The closed open-pit at the Mir mine in the city of Mirny, Yakutia. (Image courtesy of Alrosa).

The world’s top diamond producer by output, Alrosa (MCX: ALRS), announced that it has started test drilling at the Mir kimberlite pipe with the goal of figuring out how feasible it is to reopen this diamond deposit.

Located in the city of Mirny, in the eastern Russian region of Yakutia, the mine was shuttered in August 2017 due to flooding.

However, Alrosa has been pledging to reopen it and is investing approximately $32.4 million to explore the deposit. In detail, experts from the company’s Vilyui Exploration Expedition will start studies at the depth of 1,200 – 1,600 metres below the surface. This will help define more precisely the pipe’s dimensions, its position, diamond quality and grades, as well as geological conditions and hydrogeology.

Alrosa said that 15 separate branches drilled from one main shaft will provide unique geological information on the deeper part of the kimberlite pipe. Another two vertical wells will provide data for the design of the future mine structure

“The bulk of drilling will be performed by VPT-NEFTEMASH LLC. This contractor, defined by a tender, has a record of successful construction of deep and ultra-deep prospecting and production wells for major oil and gas producers,” Sergey Khvostik, head of the Vilyui Exploration Expedition, said in a media statement. “It possesses state-of-the-art technologies for controlled-angle drilling and has its own facilities in Mirny and Lensk districts of Yakutia. The Yakutniproalmaz institute will analyze all the information to prepare a feasibility study and a reserve estimate report.”

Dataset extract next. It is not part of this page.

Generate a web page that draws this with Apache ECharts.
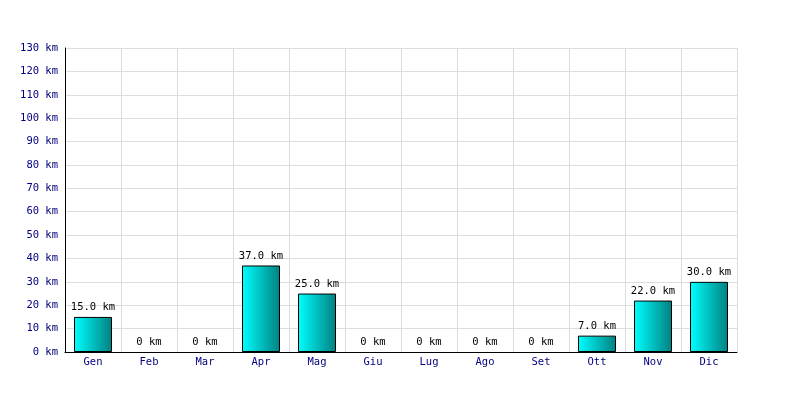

According to Khvostik, the report is expected in 2022.

The executive also said that a decision to restart the mine will depend on positive economics of the project provided that the highest level of industrial safety both at the construction and mining stages will be achieved. 

“If both conditions are met, a reconstruction of the mine may start no earlier than 2024. Preliminary estimates show that these works will take another 6-8 years,” Khvostik said.